■ What you need to do ■
Take the line containing "Recreate this image" as the first line and the line containing "98, 100, 99]" as the last, and output that span verbatim without any images.

■ Input ■
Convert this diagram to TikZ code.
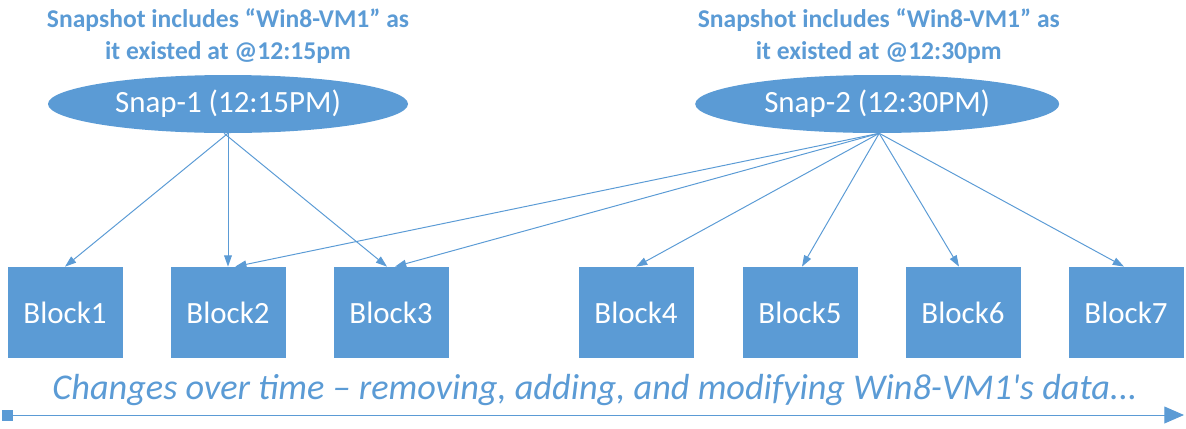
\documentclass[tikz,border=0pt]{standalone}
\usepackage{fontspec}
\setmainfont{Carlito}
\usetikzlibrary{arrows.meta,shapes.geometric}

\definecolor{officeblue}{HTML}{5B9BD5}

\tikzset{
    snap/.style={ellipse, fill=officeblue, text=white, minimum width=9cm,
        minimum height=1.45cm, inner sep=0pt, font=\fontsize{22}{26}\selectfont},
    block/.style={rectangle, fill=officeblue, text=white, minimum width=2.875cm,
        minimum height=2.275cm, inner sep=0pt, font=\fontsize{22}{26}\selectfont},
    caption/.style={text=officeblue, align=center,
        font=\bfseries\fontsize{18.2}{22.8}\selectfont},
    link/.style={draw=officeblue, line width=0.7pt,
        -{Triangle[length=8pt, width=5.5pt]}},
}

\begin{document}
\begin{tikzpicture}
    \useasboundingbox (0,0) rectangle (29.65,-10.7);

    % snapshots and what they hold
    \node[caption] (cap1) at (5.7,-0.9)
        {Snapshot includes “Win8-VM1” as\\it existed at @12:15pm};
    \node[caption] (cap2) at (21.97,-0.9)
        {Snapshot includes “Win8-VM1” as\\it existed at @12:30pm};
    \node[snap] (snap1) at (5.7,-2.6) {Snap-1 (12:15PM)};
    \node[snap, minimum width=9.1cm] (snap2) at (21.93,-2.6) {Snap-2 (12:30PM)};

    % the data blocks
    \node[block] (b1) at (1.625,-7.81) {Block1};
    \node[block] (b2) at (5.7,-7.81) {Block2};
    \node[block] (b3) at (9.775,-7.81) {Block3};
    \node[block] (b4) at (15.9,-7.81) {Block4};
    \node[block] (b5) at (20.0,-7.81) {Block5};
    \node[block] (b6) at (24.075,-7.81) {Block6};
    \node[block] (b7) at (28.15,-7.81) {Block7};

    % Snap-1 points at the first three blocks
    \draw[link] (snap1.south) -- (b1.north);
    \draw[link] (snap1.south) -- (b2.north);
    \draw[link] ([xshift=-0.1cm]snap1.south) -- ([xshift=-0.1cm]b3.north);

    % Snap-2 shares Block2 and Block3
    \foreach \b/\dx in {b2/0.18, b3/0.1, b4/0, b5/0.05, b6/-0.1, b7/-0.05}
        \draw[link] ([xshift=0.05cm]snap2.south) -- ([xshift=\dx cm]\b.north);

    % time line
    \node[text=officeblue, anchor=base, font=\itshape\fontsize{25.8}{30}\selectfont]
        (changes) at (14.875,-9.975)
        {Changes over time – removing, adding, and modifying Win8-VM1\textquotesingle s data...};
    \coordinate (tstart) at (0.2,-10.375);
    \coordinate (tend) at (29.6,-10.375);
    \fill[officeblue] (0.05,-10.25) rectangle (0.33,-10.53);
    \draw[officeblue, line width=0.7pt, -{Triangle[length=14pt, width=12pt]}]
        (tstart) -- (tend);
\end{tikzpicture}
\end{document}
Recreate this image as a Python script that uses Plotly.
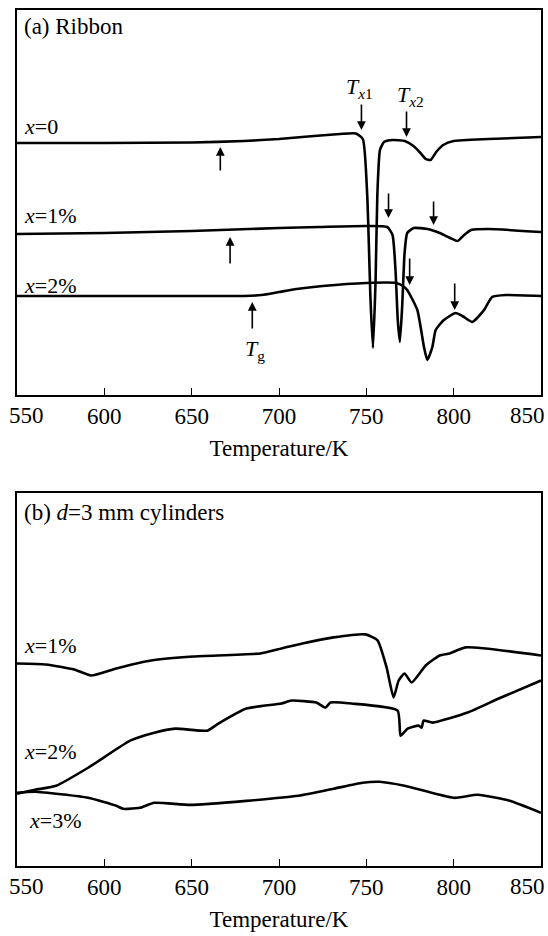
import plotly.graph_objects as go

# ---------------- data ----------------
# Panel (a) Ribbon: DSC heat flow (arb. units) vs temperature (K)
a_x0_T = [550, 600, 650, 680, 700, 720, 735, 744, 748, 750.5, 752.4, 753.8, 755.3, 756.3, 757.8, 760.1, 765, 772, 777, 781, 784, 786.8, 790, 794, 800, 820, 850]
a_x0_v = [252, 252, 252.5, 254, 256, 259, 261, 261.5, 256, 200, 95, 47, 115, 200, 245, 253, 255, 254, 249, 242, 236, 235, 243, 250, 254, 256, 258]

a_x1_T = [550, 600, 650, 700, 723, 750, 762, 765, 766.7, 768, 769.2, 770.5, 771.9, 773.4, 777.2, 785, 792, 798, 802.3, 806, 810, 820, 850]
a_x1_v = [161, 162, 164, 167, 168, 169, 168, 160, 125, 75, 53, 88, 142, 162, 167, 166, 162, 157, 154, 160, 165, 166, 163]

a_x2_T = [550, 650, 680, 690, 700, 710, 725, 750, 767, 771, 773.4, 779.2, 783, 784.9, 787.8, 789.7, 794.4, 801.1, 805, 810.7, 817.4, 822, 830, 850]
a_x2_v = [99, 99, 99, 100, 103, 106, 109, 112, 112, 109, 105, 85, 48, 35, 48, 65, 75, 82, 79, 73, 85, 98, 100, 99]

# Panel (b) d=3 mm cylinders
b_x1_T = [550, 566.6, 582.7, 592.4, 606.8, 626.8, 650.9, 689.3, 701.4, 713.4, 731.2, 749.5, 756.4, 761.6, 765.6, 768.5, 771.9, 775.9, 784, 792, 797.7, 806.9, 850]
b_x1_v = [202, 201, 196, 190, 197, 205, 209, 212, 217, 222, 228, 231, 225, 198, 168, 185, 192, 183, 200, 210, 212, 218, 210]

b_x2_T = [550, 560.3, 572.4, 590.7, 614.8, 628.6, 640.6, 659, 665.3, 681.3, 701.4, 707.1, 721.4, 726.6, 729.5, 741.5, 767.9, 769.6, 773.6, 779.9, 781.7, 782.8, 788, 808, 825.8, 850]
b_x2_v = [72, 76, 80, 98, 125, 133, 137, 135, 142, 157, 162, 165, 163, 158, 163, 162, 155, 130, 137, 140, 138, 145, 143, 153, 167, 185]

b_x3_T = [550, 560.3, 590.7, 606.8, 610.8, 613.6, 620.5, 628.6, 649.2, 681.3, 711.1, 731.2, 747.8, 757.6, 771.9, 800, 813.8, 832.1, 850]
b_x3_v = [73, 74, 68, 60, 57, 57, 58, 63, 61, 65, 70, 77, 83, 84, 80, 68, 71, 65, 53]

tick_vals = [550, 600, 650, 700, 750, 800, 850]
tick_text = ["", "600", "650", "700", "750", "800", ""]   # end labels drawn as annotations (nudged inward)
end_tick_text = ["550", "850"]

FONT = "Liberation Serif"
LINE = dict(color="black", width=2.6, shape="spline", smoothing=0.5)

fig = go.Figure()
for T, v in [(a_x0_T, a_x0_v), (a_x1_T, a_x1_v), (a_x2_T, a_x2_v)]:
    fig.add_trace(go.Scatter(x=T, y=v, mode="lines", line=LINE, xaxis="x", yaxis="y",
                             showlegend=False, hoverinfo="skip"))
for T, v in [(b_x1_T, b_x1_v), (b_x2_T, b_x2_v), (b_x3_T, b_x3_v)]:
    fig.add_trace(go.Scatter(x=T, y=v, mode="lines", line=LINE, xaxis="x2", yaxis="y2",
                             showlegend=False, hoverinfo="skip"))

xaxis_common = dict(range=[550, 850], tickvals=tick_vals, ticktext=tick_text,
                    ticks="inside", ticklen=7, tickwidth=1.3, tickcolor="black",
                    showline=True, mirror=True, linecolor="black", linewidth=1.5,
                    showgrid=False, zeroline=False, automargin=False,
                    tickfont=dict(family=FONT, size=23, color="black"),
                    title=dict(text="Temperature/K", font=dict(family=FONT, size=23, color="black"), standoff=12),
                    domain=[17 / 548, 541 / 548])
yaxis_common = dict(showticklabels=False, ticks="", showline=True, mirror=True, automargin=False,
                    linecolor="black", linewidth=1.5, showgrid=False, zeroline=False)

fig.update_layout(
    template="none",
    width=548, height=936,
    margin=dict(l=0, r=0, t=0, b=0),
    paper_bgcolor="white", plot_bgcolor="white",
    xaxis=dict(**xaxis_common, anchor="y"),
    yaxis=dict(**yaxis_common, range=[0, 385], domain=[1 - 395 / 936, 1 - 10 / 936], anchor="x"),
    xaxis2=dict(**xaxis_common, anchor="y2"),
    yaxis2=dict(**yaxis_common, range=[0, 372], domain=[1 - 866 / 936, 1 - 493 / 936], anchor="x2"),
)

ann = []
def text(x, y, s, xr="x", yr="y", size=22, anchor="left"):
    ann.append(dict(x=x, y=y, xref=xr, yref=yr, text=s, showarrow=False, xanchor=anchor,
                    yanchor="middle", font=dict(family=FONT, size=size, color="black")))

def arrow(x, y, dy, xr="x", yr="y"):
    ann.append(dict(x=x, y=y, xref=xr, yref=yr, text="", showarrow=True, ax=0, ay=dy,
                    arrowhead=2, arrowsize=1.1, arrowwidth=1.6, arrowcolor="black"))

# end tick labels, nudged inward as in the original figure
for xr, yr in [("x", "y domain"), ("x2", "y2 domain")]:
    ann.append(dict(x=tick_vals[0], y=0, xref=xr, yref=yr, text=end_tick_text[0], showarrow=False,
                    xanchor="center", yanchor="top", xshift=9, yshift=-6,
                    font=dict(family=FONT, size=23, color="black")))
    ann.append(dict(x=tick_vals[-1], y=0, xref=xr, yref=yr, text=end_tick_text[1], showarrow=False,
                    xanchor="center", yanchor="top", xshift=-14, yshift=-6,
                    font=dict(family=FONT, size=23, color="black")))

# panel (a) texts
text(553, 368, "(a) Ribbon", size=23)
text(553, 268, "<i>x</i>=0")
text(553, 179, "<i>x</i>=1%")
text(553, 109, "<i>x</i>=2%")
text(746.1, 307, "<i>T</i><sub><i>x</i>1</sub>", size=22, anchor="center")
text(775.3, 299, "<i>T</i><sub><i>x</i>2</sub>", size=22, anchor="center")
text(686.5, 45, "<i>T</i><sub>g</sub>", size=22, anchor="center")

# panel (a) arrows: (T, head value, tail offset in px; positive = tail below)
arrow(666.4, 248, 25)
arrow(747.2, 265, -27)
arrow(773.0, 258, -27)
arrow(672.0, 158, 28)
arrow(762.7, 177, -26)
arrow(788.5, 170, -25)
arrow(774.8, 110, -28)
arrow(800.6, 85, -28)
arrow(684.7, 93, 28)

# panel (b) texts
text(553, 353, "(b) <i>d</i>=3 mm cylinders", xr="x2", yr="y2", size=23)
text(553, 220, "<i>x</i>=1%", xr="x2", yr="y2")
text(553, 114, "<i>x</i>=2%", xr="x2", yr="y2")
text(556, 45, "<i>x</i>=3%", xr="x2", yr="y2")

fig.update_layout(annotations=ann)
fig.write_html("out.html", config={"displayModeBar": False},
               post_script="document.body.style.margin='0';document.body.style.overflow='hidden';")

---

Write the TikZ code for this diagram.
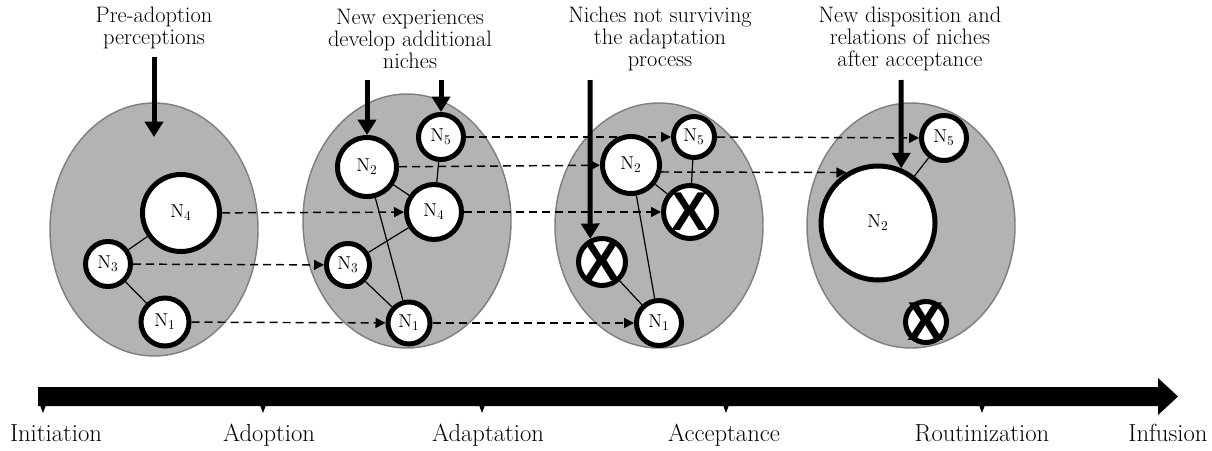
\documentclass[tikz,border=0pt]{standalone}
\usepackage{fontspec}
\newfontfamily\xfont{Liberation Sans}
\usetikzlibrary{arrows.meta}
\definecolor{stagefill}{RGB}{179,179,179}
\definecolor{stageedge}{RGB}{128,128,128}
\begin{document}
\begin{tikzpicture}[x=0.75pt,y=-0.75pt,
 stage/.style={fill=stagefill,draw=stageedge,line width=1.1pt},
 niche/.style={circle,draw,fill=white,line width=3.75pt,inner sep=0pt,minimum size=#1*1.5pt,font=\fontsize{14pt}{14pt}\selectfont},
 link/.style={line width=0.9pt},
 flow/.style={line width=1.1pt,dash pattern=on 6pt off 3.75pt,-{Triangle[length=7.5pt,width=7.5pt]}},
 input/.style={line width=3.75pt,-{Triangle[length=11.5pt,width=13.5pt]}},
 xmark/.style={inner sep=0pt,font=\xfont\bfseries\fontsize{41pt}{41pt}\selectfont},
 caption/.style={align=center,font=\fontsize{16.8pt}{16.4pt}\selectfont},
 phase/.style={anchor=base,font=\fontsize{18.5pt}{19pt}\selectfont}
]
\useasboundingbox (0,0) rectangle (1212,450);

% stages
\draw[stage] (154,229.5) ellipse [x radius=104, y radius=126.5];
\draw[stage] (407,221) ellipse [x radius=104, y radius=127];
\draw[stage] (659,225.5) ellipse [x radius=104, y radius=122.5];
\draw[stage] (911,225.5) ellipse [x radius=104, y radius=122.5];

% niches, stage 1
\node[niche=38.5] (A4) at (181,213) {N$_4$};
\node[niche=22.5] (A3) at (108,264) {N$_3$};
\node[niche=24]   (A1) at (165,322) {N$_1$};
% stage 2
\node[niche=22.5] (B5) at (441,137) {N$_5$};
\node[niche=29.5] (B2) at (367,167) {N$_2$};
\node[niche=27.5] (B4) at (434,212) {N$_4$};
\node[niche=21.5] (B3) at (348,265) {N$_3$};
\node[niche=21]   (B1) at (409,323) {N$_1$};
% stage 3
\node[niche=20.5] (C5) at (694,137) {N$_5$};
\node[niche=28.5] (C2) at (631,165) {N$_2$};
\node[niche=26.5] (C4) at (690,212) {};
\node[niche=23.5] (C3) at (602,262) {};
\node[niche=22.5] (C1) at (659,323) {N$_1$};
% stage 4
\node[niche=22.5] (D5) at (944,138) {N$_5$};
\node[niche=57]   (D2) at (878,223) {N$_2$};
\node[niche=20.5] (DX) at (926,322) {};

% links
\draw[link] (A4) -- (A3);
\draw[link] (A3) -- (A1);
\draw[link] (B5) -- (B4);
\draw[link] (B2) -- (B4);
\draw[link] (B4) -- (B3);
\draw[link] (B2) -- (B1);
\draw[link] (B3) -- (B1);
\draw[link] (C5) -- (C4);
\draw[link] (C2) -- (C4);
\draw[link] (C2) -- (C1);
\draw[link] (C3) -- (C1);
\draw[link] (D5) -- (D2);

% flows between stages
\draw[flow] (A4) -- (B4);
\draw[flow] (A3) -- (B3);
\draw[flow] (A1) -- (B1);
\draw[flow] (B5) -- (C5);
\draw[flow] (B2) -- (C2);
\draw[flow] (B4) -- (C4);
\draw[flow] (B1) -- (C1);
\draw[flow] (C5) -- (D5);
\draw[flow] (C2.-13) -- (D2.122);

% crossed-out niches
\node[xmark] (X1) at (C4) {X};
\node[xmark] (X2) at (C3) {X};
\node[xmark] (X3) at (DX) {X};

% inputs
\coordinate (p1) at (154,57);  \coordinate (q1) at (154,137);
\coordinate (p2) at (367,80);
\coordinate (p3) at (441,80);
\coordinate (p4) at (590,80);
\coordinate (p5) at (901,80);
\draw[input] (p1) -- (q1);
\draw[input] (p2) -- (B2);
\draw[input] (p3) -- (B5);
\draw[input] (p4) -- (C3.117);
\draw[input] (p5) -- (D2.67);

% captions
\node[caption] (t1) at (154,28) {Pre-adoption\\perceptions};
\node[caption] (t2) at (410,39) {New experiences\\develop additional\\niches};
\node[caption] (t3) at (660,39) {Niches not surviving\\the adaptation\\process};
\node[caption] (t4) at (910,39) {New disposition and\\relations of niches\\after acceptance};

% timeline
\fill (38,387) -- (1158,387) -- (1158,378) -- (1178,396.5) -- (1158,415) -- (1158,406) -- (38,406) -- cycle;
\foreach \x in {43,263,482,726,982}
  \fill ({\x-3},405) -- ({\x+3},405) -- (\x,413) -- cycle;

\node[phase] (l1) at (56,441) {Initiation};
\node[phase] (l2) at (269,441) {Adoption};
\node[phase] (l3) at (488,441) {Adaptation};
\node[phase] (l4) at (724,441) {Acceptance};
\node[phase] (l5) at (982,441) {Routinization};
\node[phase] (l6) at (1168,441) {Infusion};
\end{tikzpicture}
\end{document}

■ Response to the task ■
Recreate this image as a Python script that uses Plotly.
import plotly.graph_objects as go

# ---------------- data ----------------
# Panel (a) Ribbon: DSC heat flow (arb. units) vs temperature (K)
a_x0_T = [550, 600, 650, 680, 700, 720, 735, 744, 748, 750.5, 752.4, 753.8, 755.3, 756.3, 757.8, 760.1, 765, 772, 777, 781, 784, 786.8, 790, 794, 800, 820, 850]
a_x0_v = [252, 252, 252.5, 254, 256, 259, 261, 261.5, 256, 200, 95, 47, 115, 200, 245, 253, 255, 254, 249, 242, 236, 235, 243, 250, 254, 256, 258]

a_x1_T = [550, 600, 650, 700, 723, 750, 762, 765, 766.7, 768, 769.2, 770.5, 771.9, 773.4, 777.2, 785, 792, 798, 802.3, 806, 810, 820, 850]
a_x1_v = [161, 162, 164, 167, 168, 169, 168, 160, 125, 75, 53, 88, 142, 162, 167, 166, 162, 157, 154, 160, 165, 166, 163]

a_x2_T = [550, 650, 680, 690, 700, 710, 725, 750, 767, 771, 773.4, 779.2, 783, 784.9, 787.8, 789.7, 794.4, 801.1, 805, 810.7, 817.4, 822, 830, 850]
a_x2_v = [99, 99, 99, 100, 103, 106, 109, 112, 112, 109, 105, 85, 48, 35, 48, 65, 75, 82, 79, 73, 85, 98, 100, 99]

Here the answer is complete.